Sometimes, we want to get the MD5 hash of big files in Python.

In this article, we’ll look at how to get the MD5 hash of big files in Python.

How to get the MD5 hash of big files in Python?

To get the MD5 hash of big files in Python, we can use the md5.update and md5.digest methods.

For instance, we write:

import hashlib
import os


def generate_file_md5(rootdir, filename, blocksize=2**20):
    m = hashlib.md5()
    with open(os.path.join(rootdir, filename), "rb") as f:
        while True:
            buf = f.read(blocksize)
            if not buf:
                break
            m.update(buf)
    return m.hexdigest()


print(generate_file_md5('', 'img.png'))

We create the generate_file_md5 function that takes the rootdir, filename, and blocksize parameters.

In the function, we open the file with open with 'rb' permission to let us read the file in blocks.

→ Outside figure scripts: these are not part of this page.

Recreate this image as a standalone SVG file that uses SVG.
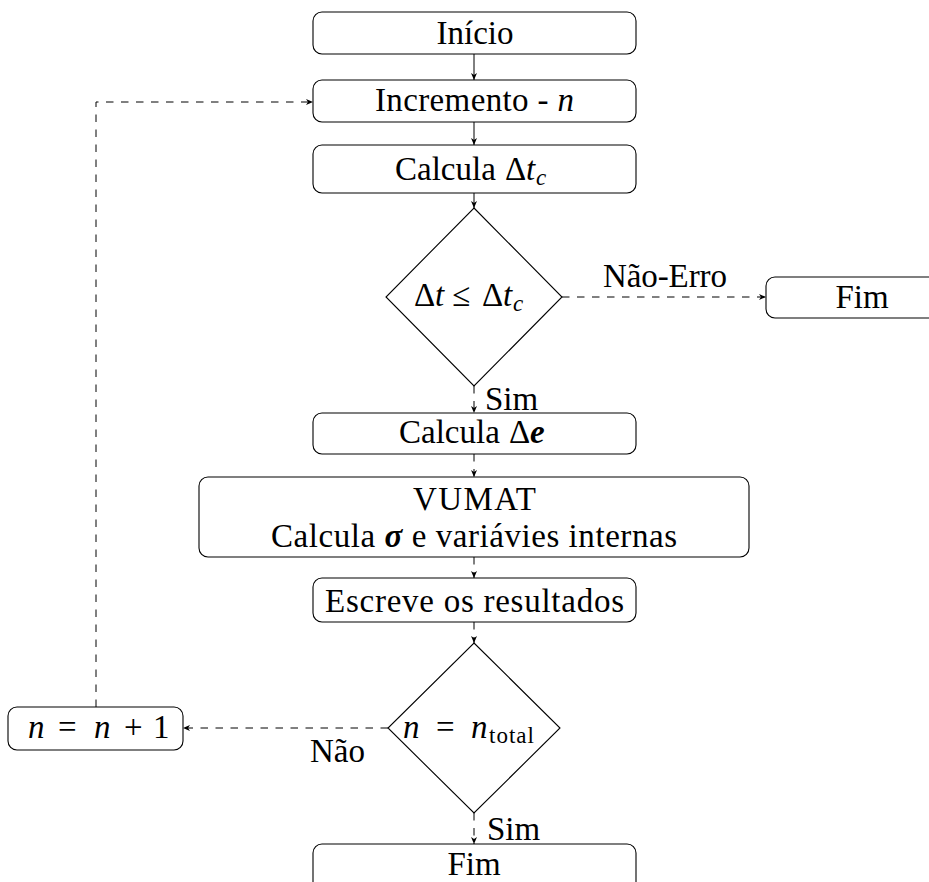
<svg xmlns="http://www.w3.org/2000/svg" width="929" height="882" viewBox="0 0 929 882">
<style>
.box{fill:#fff;stroke:#000;stroke-width:1.1}
.t{font-family:"Liberation Serif","Times New Roman",serif;font-size:33px;fill:#000}
.m{text-anchor:middle}
.i{font-style:italic}
.bi{font-style:italic;font-weight:bold}
.sub{font-size:23px}
.c{fill:none;stroke:#000;stroke-width:1}
.d{stroke-dasharray:7.5 7.5}
</style>
<defs>
<marker id="ah" markerUnits="userSpaceOnUse" markerWidth="10" markerHeight="10" viewBox="-8 -5 10 10" refX="0" refY="0" orient="auto">
<path d="M0,0 L-7,-3 L-5,0 L-7,3 Z" fill="#000"/>
</marker>
</defs>
<g id="connectors">
<line class="c" x1="474" y1="54" x2="474" y2="80" marker-end="url(#ah)"/>
<line class="c" x1="474" y1="122" x2="474" y2="145" marker-end="url(#ah)"/>
<line class="c" x1="474" y1="193" x2="474" y2="208" marker-end="url(#ah)"/>
<line class="c d" x1="474" y1="386" x2="474" y2="413" marker-end="url(#ah)"/>
<line class="c d" x1="474" y1="454" x2="474" y2="477" marker-end="url(#ah)"/>
<line class="c d" x1="474" y1="557" x2="474" y2="578" marker-end="url(#ah)"/>
<line class="c d" x1="474" y1="622" x2="474" y2="643" marker-end="url(#ah)"/>
<line class="c d" x1="474" y1="813" x2="474" y2="844" marker-end="url(#ah)"/>
<line class="c d" x1="562" y1="297" x2="766" y2="297" marker-end="url(#ah)"/>
<line class="c d" x1="388" y1="728" x2="183" y2="728" marker-end="url(#ah)"/>
<polyline class="c d" points="96,707 96,102 313,102" marker-end="url(#ah)"/>
<text class="t m" x="665" y="287" textLength="124" lengthAdjust="spacing">Não-Erro</text>
<text class="t" x="485" y="410">Sim</text>
<text class="t" x="310" y="762">Não</text>
<text class="t" x="487" y="840">Sim</text>
</g>
<g id="inicio">
<rect class="box" x="313" y="12" width="323" height="42" rx="9"/>
<text class="t m" x="475" y="44">Início</text>
</g>
<g id="incremento">
<rect class="box" x="313" y="80" width="323" height="42" rx="9"/>
<text class="t m" x="474.5" y="111" textLength="199" lengthAdjust="spacing">Incremento - <tspan class="i">n</tspan></text>
</g>
<g id="calcula-dtc">
<rect class="box" x="313" y="145" width="323" height="48" rx="9"/>
<text class="t" x="395" y="180">Calcula<tspan x="505">Δ</tspan><tspan class="i" x="526">t</tspan><tspan class="i sub" x="536" dy="5">c</tspan></text>
</g>
<g id="decisao-dt">
<polygon class="box" points="474,208 562,297 474,386 386,297"/>
<text class="t" y="306"><tspan x="414">Δ</tspan><tspan class="i" x="435">t</tspan><tspan x="452">≤</tspan><tspan x="482">Δ</tspan><tspan class="i" x="503">t</tspan><tspan class="i sub" x="513" dy="5">c</tspan></text>
</g>
<g id="fim-erro">
<rect class="box" x="766" y="277" width="190" height="41" rx="9"/>
<text class="t m" x="862" y="308">Fim</text>
</g>
<g id="calcula-de">
<rect class="box" x="313" y="413" width="323" height="41" rx="9"/>
<text class="t" x="399" y="443">Calcula<tspan x="509">Δ</tspan><tspan class="bi" x="530">e</tspan></text>
</g>
<g id="vumat">
<rect class="box" x="199" y="477" width="550" height="80" rx="9"/>
<text class="t m" x="474.5" y="510" textLength="123" lengthAdjust="spacing">VUMAT</text>
<text class="t m" x="474" y="547" textLength="406" lengthAdjust="spacing">Calcula <tspan class="bi">σ</tspan> e variávies internas</text>
</g>
<g id="escreve">
<rect class="box" x="313" y="578" width="323" height="44" rx="9"/>
<text class="t m" x="474.5" y="612" textLength="299" lengthAdjust="spacing">Escreve os resultados</text>
</g>
<g id="decisao-n">
<polygon class="box" points="474,643 560,728 474,813 388,728"/>
<text class="t" y="738"><tspan class="i" x="403">n</tspan><tspan x="436">=</tspan><tspan class="i" x="471">n</tspan><tspan class="sub" x="489" dy="5" letter-spacing="1">total</tspan></text>
</g>
<g id="incrementa-n">
<rect class="box" x="8" y="707" width="175" height="43" rx="9"/>
<text class="t" y="738"><tspan class="i" x="28">n</tspan><tspan x="58">=</tspan><tspan class="i" x="94">n</tspan><tspan x="124">+</tspan><tspan x="153">1</tspan></text>
</g>
<g id="fim">
<rect class="box" x="313" y="844" width="323" height="50" rx="9"/>
<text class="t m" x="474" y="875">Fim</text>
</g>
</svg>
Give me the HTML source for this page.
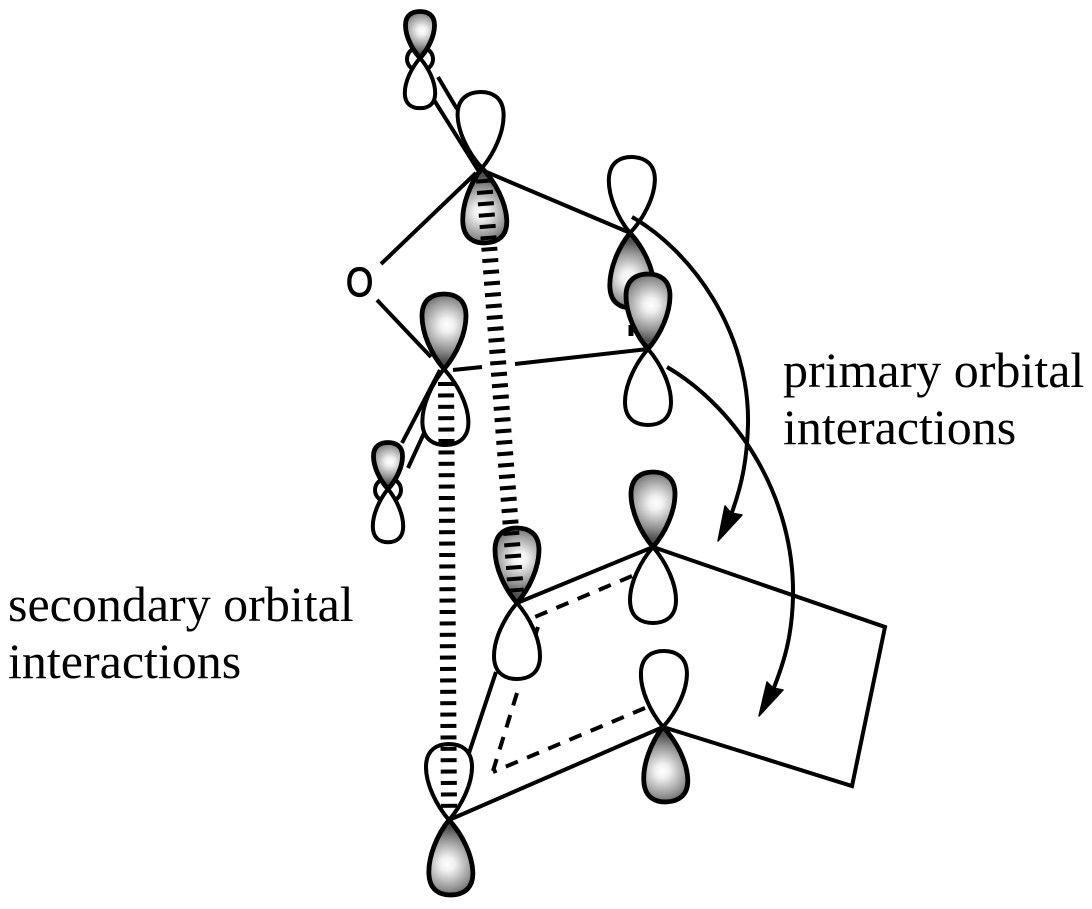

We use os.path.join(rootdir, filename) to get the full path of the file.

Next, we have a while loop that loops through each block of the file that’s read with f.read.

And we call m.update on each block that’s read to update the md5 hash after each block is read.

Finally, we return md5 hash of the full file with m.hexdigest().

As a result, the print output should be something like 'b60ab2708daec7685f3d412a5e05191a'.

Conclusion

To get the MD5 hash of big files in Python, we can use the md5.update and md5.digest methods.